Burden, Harold Nelson 1860 - 1930
- Nationality:
- British
(1860-1930), philanthropist
Reverend Harold Nelson Burden was born in Hythe, Kent on 20 March 1860. After completing his theological studies in Cambridge and being ordained in Carlisle in 1888, Burden moved to East London to perform charitable work in slum areas. There, he met his first wife, Katherine Mary Garton (1856-1919), whom he married on 26 September 1888.
Shortly after the marriage, the Burdens left to work as missionaries among Ojibway communities in Uffington, near Toronto, Canada. However, following the deaths of their two young children and Katherine’s own declining health, the couple moved back to England in 1891 to take up the curacy of Shoreditch. Between 1893 and 1895, Harold served as a chaplain while studying at Cambridge University. After his graduation, the Burdens moved to Bristol, where Harold took up the role of chaplain of Horfield Prison and Katherine became superintendent of the Royal Victoria Home for Women. Shocked by the conditions in the city’s prisons and shelters, the Burdens became increasingly active on issues of poverty, alcoholism, and mental disability.
The latter became an increasing concern for the Burdens in the years that followed. Through his connections in the Home Office, the Inspectorate of Prisons and Reformatories, and the Board of Control, Harold secured a position on the Royal Commission on the Care and Control of the Feeble-Minded in 1904, established to inquire into the institutional care of the mentally disabled. Here, Burden advocated for the institutional separation and rehabilitation of such individuals in newly built ‘colonies’, a view which was later enshrined in the Mental Deficiency Act of 1913.

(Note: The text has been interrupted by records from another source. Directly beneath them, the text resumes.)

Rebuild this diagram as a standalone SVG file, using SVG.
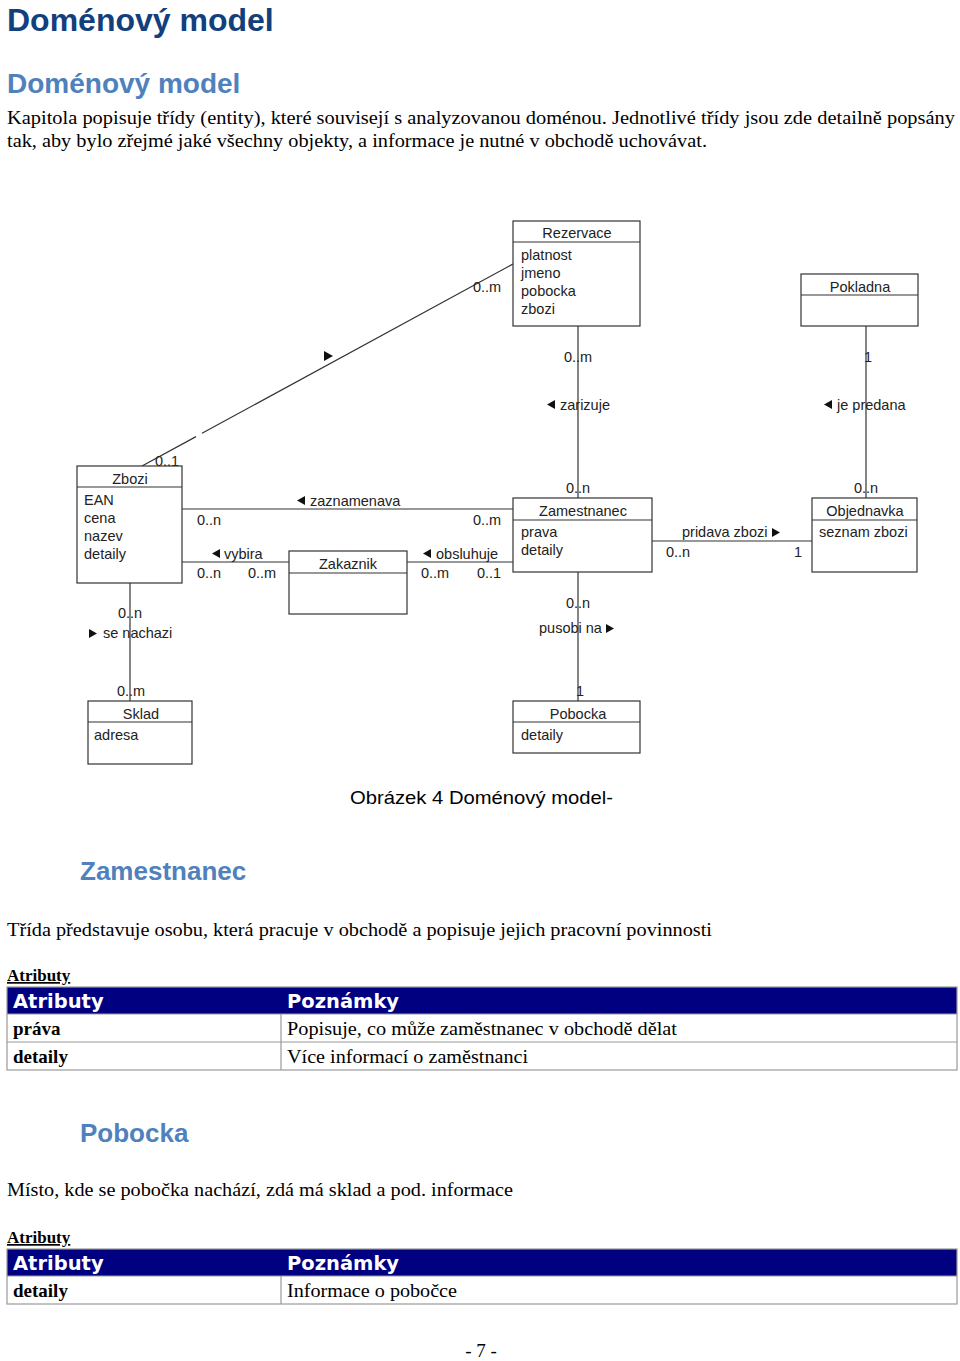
<svg xmlns="http://www.w3.org/2000/svg" width="960" height="1361" viewBox="0 0 960 1361">
<style>
.bg{fill:#fff}
.box{fill:#fff;stroke:#333;stroke-width:1.2}
.div{stroke:#333;stroke-width:1.2}
.ln{stroke:#333;stroke-width:1.2;fill:none}
.t{font-family:"Liberation Sans",Arial,sans-serif;font-size:14.5px;fill:#222}
.h{font-family:"Liberation Sans",Arial,sans-serif;font-size:14.5px;fill:#222;text-anchor:middle}
.m{font-family:"Liberation Sans",Arial,sans-serif;font-size:14.5px;fill:#222}
.tri{fill:#111}
.title{font-family:"Liberation Sans",Arial,sans-serif;font-weight:bold;font-size:32px;fill:#123f7d}
.sub{font-family:"Liberation Sans",Arial,sans-serif;font-weight:bold;font-size:28px;fill:#4f81bd}
.sec{font-family:"Liberation Sans",Arial,sans-serif;font-weight:bold;font-size:26px;fill:#4f81bd}
.p{font-family:"Liberation Serif","Times New Roman",serif;font-size:19px;fill:#000}
.pb{font-family:"Liberation Serif","Times New Roman",serif;font-size:19px;font-weight:bold;fill:#000}
.u{font-family:"Liberation Serif","Times New Roman",serif;font-size:17px;font-weight:bold;fill:#000;text-decoration:underline}
.th{font-family:"DejaVu Sans",Verdana,sans-serif;font-size:19.5px;font-weight:bold;fill:#fff}
.thead{fill:#000080}
.grid{stroke:#999;stroke-width:1.2;fill:none}
.cap{font-family:"Liberation Sans",Arial,sans-serif;font-size:19px;fill:#000}
</style>
<rect class="bg" x="0" y="0" width="960" height="1361"/>

<text class="title" x="7" y="31">Doménový model</text>
<text class="sub" x="7" y="93">Doménový model</text>
<text class="p" x="7" y="124" textLength="948" lengthAdjust="spacingAndGlyphs">Kapitola popisuje třídy (entity), které souvisejí s analyzovanou doménou. Jednotlivé třídy jsou zde detailně popsány</text>
<text class="p" x="7" y="147" textLength="700" lengthAdjust="spacingAndGlyphs">tak, aby bylo zřejmé jaké všechny objekty, a informace je nutné v obchodě uchovávat.</text>

<g id="connectors">
  <line class="ln" x1="142" y1="466" x2="196" y2="436.6"/>
  <line class="ln" x1="202" y1="433.3" x2="513" y2="264"/>
  <polygon class="tri" points="324,351 333,356 324,361"/>
  <text class="m" x="473" y="292">0..m</text>
  <text class="m" x="155" y="466">0..1</text>

  <line class="ln" x1="578" y1="326" x2="578" y2="498"/>
  <text class="m" x="564" y="362">0..m</text>
  <polygon class="tri" points="555,400 547,404.5 555,409"/>
  <text class="m" x="560" y="410">zarizuje</text>
  <text class="m" x="566" y="493">0..n</text>

  <line class="ln" x1="866" y1="326" x2="866" y2="498"/>
  <text class="m" x="864" y="362">1</text>
  <polygon class="tri" points="832,400 824,404.5 832,409"/>
  <text class="m" x="837" y="410">je predana</text>
  <text class="m" x="854" y="493">0..n</text>

  <line class="ln" x1="182" y1="509" x2="513" y2="509"/>
  <polygon class="tri" points="305,496 297,500.5 305,505"/>
  <text class="m" x="310" y="506">zaznamenava</text>
  <text class="m" x="197" y="525">0..n</text>
  <text class="m" x="473" y="525">0..m</text>

  <line class="ln" x1="182" y1="562" x2="289" y2="562"/>
  <polygon class="tri" points="220,549 212,553.5 220,558"/>
  <text class="m" x="224" y="559">vybira</text>
  <text class="m" x="197" y="578">0..n</text>
  <text class="m" x="248" y="578">0..m</text>

  <line class="ln" x1="407" y1="562" x2="513" y2="562"/>
  <polygon class="tri" points="431,549 423,553.5 431,558"/>
  <text class="m" x="436" y="559">obsluhuje</text>
  <text class="m" x="421" y="578">0..m</text>
  <text class="m" x="477" y="578">0..1</text>

  <line class="ln" x1="652" y1="541" x2="812" y2="541"/>
  <text class="m" x="682" y="537">pridava zbozi</text>
  <polygon class="tri" points="772,528 780,532.5 772,537"/>
  <text class="m" x="666" y="557">0..n</text>
  <text class="m" x="794" y="557">1</text>

  <line class="ln" x1="578" y1="572" x2="578" y2="701"/>
  <text class="m" x="566" y="608">0..n</text>
  <text class="m" x="539" y="633">pusobi na</text>
  <polygon class="tri" points="606,624 614,628.5 606,633"/>
  <text class="m" x="576" y="696">1</text>

  <line class="ln" x1="130" y1="583" x2="130" y2="701"/>
  <text class="m" x="118" y="618">0..n</text>
  <polygon class="tri" points="89,629 97,633.5 89,638"/>
  <text class="m" x="103" y="638">se nachazi</text>
  <text class="m" x="117" y="696">0..m</text>
</g>

<g id="Rezervace">
  <rect class="box" x="513" y="221" width="127" height="105"/>
  <line class="div" x1="513" y1="242" x2="640" y2="242"/>
  <text class="h" x="577" y="238">Rezervace</text>
  <text class="t" x="521" y="260">platnost</text>
  <text class="t" x="521" y="278">jmeno</text>
  <text class="t" x="521" y="296">pobocka</text>
  <text class="t" x="521" y="314">zbozi</text>
</g>
<g id="Pokladna">
  <rect class="box" x="801" y="274" width="117" height="52"/>
  <line class="div" x1="801" y1="295" x2="918" y2="295"/>
  <text class="h" x="860" y="292">Pokladna</text>
</g>
<g id="Zbozi">
  <rect class="box" x="77" y="466" width="105" height="117"/>
  <line class="div" x1="77" y1="487" x2="182" y2="487"/>
  <text class="h" x="130" y="484">Zbozi</text>
  <text class="t" x="84" y="505">EAN</text>
  <text class="t" x="84" y="523">cena</text>
  <text class="t" x="84" y="541">nazev</text>
  <text class="t" x="84" y="559">detaily</text>
</g>
<g id="Zakaznik">
  <rect class="box" x="289" y="551" width="118" height="63"/>
  <line class="div" x1="289" y1="573" x2="407" y2="573"/>
  <text class="h" x="348" y="569">Zakaznik</text>
</g>
<g id="Zamestnanec">
  <rect class="box" x="513" y="498" width="139" height="74"/>
  <line class="div" x1="513" y1="520" x2="652" y2="520"/>
  <text class="h" x="583" y="516">Zamestnanec</text>
  <text class="t" x="521" y="537">prava</text>
  <text class="t" x="521" y="555">detaily</text>
</g>
<g id="Objednavka">
  <rect class="box" x="812" y="498" width="105" height="74"/>
  <line class="div" x1="812" y1="520" x2="917" y2="520"/>
  <text class="h" x="865" y="516">Objednavka</text>
  <text class="t" x="819" y="537">seznam zbozi</text>
</g>
<g id="Sklad">
  <rect class="box" x="88" y="701" width="104" height="63"/>
  <line class="div" x1="88" y1="722" x2="192" y2="722"/>
  <text class="h" x="141" y="719">Sklad</text>
  <text class="t" x="94" y="740">adresa</text>
</g>
<g id="Pobocka">
  <rect class="box" x="513" y="701" width="127" height="52"/>
  <line class="div" x1="513" y1="722" x2="640" y2="722"/>
  <text class="h" x="578" y="719">Pobocka</text>
  <text class="t" x="521" y="740">detaily</text>
</g>

<text class="cap" x="350" y="804" textLength="263" lengthAdjust="spacingAndGlyphs">Obrázek 4 Doménový model-</text>

<text class="sec" x="80" y="880">Zamestnanec</text>
<text class="p" x="7" y="936" textLength="705" lengthAdjust="spacingAndGlyphs">Třída představuje osobu, která pracuje v obchodě a popisuje jejich pracovní povinnosti</text>
<text class="u" x="7" y="981">Atributy</text>
<g id="table1">
  <rect class="thead" x="7" y="987" width="950" height="27"/>
  <rect class="grid" x="7" y="987" width="950" height="83"/>
  <line class="grid" x1="7" y1="1014" x2="957" y2="1014"/>
  <line class="grid" x1="7" y1="1042" x2="957" y2="1042"/>
  <line class="grid" x1="281" y1="1014" x2="281" y2="1070"/>
  <text class="th" x="13" y="1008">Atributy</text>
  <text class="th" x="287" y="1008">Poznámky</text>
  <text class="pb" x="13" y="1035">práva</text>
  <text class="p" x="287" y="1035" textLength="390" lengthAdjust="spacingAndGlyphs">Popisuje, co může zaměstnanec v obchodě dělat</text>
  <text class="pb" x="13" y="1063">detaily</text>
  <text class="p" x="287" y="1063" textLength="241" lengthAdjust="spacingAndGlyphs">Více informací o zaměstnanci</text>
</g>

<text class="sec" x="80" y="1142">Pobocka</text>
<text class="p" x="7" y="1196" textLength="506" lengthAdjust="spacingAndGlyphs">Místo, kde se pobočka nachází, zdá má sklad a pod. informace</text>
<text class="u" x="7" y="1243">Atributy</text>
<g id="table2">
  <rect class="thead" x="7" y="1249" width="950" height="27"/>
  <rect class="grid" x="7" y="1249" width="950" height="55"/>
  <line class="grid" x1="7" y1="1276" x2="957" y2="1276"/>
  <line class="grid" x1="281" y1="1276" x2="281" y2="1304"/>
  <text class="th" x="13" y="1270">Atributy</text>
  <text class="th" x="287" y="1270">Poznámky</text>
  <text class="pb" x="13" y="1297">detaily</text>
  <text class="p" x="287" y="1297" textLength="170" lengthAdjust="spacingAndGlyphs">Informace o pobočce</text>
</g>

<text class="p" x="481" y="1357" text-anchor="middle">- 7 -</text>
</svg>
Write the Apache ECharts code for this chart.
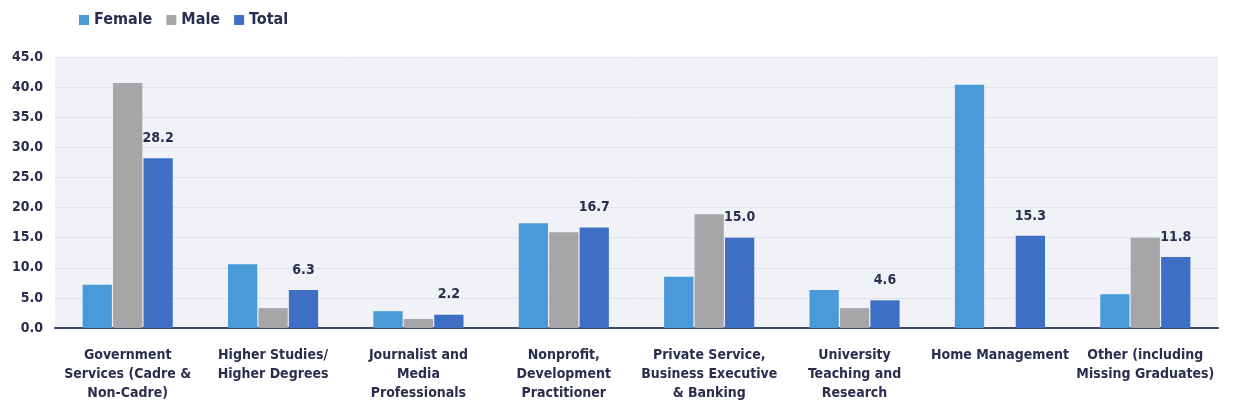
<!DOCTYPE html>
<html>
<head>
<meta charset="utf-8">
<script src="https://cdn.jsdelivr.net/npm/echarts@6/dist/echarts.min.js"></script>
<style>html,body{margin:0;padding:0;background:#fff}#c{width:1238px;height:419px}</style>
</head>
<body>
<div id="c"></div>
<script>
const categories = [
  "Government\nServices (Cadre &\nNon-Cadre)",
  "Higher Studies/\nHigher Degrees",
  "Journalist and\nMedia\nProfessionals",
  "Nonprofit,\nDevelopment\nPractitioner",
  "Private Service,\nBusiness Executive\n& Banking",
  "University\nTeaching and\nResearch",
  "Home Management",
  "Other (including\nMissing Graduates)"
];
const female = [7.2, 10.6, 2.8, 17.4, 8.5, 6.3, 40.4, 5.6];
const male = [40.7, 3.3, 1.5, 15.9, 18.9, 3.3, null, 15.0];
const total = [28.2, 6.3, 2.2, 16.7, 15.0, 4.6, 15.3, 11.8];

const font = '"DejaVu Sans Condensed", "Liberation Sans Narrow", sans-serif';
const txt = '#2b2d4f';
const chart = echarts.init(document.getElementById('c'));
chart.setOption({
  animation: false,
  textStyle: { fontFamily: font },
  legend: {
    left: 74, top: 7, itemWidth: 10, itemHeight: 10, itemGap: 14,
    icon: 'rect',
    textStyle: { fontFamily: font, fontWeight: 'bold', fontSize: 16, color: txt },
    data: ['Female', 'Male', 'Total']
  },
  grid: { left: 55, right: 20, top: 57, bottom: 91, containLabel: false,
          show: true, backgroundColor: '#f0f2f8', borderWidth: 0 },
  xAxis: {
    type: 'category', data: categories,
    axisLine: { lineStyle: { color: '#3a4a6a', width: 2 } },
    axisTick: { show: false },
    axisLabel: { interval: 0, fontFamily: font, fontWeight: 'bold', fontSize: 14, color: txt, lineHeight: 19, margin: 18 }
  },
  yAxis: {
    type: 'value', min: 0, max: 45, interval: 5,
    axisLine: { show: false }, axisTick: { show: false },
    splitLine: { lineStyle: { color: '#dfe2ea', width: 1 } },
    axisLabel: { formatter: v => v.toFixed(1), fontFamily: font, fontWeight: 'bold', fontSize: 14, color: txt, margin: 12 }
  },
  series: [
    { name: 'Female', type: 'bar', data: female, barGap: '4%', barCategoryGap: '38%', itemStyle: { color: '#4a9ad8' } },
    { name: 'Male', type: 'bar', data: male, itemStyle: { color: '#a6a6a8' } },
    { name: 'Total', type: 'bar', data: total, itemStyle: { color: '#3f6fc4' },
      label: { show: true, position: 'top', formatter: p => p.value.toFixed(1), fontFamily: font, fontWeight: 'bold', fontSize: 14, color: txt, distance: 13 } }
  ]
});
</script>
</body>
</html>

Pre-empting these legal developments, the Burdens had already begun setting up a network of institutions for alcoholics and individuals with mental disabilities, controlled by their charitable trust, the National Institutions for Persons Requiring Care and Control (NIPRCC). The largest of these sites, the Stoke Park Colony in Bristol, was established in 1909, and the Burdens provided financial support for physicians wishing to carry out psychiatric studies of its inhabitants. Stoke Park would later become home to the Burden Neurological Institute, a pioneering neuroscientific research unit founded in 1939.
Katherine Burden died on 25 October 1919 following a stroke. The following year, Burden married a close friend, Rosa Gladys Williams (1889-1940), with whom he continued his philanthropic work over the following decade. Harold Burden died from heart disease on 15 May 1930.